(Maxine Hong Kingston, 1975)

I was first introduced to this book in my sophomore year of high school and, although hating it at the time, have found myself to have had a favorable idea of it throughout my more literarily mature adult life. I’ve only recently returned to it as part of my office’s book club and am pleased to realize that the romanticization of it in my head wasn’t without merit. I like it as much as I had convinced myself I had!

Kingston diverges interestingly from the typical Asian-American literary style by using what her mother calls “talk-story,” to speak to ideas of womanhood rather than focusing on the now cliche frustration of fitting into America as an immigrant, as seen in any one of Amy Tan’s boring novels. Talking story creates a hybrid fact/fiction story for Kingston that all at once includes the story of Fa Mu Lan, her mother’s own life, and lessons enveloped in Chinese tradition but stamped with American ideals. Although at times sleepy and seemingly endless, The Woman Warrior is a gem for its use of metaphor, fierceness, and simple tale-telling.
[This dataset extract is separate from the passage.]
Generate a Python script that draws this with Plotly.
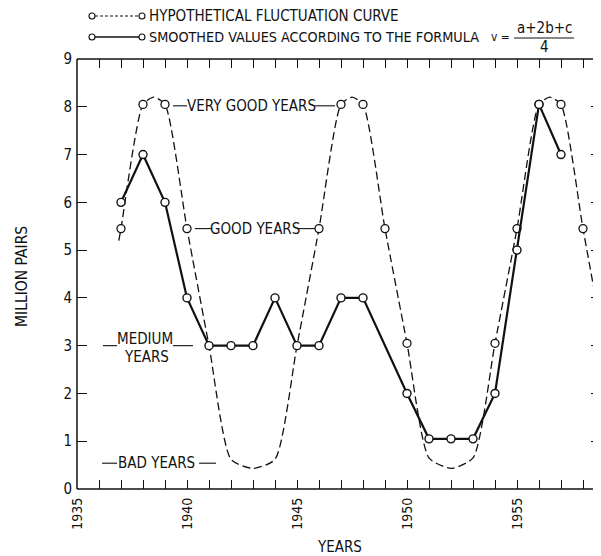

Recommended to anyone with a taste of cultural lit and/or feminism.

Notable excerpt:

“What’s the matter with her?”
“I don’t know. Bad, I guess. You know how girls are. There’s no profit in raising girls. Better to raise geese than girls.”
“I would hit her if she were mine. But then there’s no use wasting all that discipline on a girl. When you raise girls, you’re raising children for strangers.”